(Brief)
Retype exactly what runs from the first line of the data to the line with "import plotly.graph_objects as go", keeping both of those lines and skipping pictures.
--- BEGIN ---
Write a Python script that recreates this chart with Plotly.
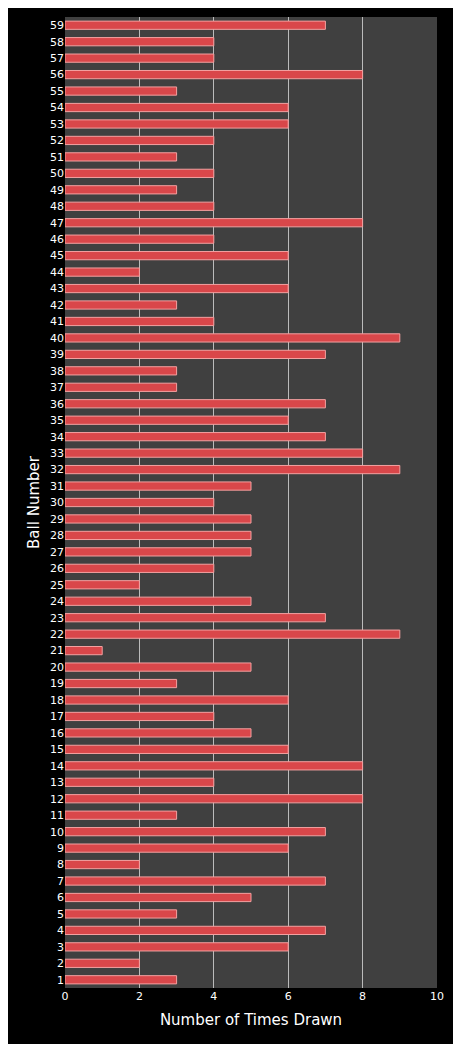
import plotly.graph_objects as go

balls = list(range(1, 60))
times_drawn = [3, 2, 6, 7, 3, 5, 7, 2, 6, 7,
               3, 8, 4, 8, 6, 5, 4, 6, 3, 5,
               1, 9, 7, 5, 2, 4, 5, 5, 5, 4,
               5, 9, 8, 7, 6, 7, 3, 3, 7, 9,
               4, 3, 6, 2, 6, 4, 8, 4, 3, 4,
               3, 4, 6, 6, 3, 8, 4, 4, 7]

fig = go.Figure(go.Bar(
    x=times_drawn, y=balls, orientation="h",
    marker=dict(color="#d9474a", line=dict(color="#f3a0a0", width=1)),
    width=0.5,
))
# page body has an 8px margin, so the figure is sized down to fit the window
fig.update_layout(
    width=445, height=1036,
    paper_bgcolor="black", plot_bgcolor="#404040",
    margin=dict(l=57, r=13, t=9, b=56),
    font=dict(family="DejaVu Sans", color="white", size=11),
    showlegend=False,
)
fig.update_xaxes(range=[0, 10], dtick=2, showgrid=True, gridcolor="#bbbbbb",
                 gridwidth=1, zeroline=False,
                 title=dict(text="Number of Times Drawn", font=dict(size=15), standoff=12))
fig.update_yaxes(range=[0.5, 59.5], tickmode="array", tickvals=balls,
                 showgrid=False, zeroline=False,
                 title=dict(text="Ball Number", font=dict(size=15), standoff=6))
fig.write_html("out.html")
--- END ---
(Problem solution)
Write a Python script that recreates this chart with Plotly.
import plotly.graph_objects as go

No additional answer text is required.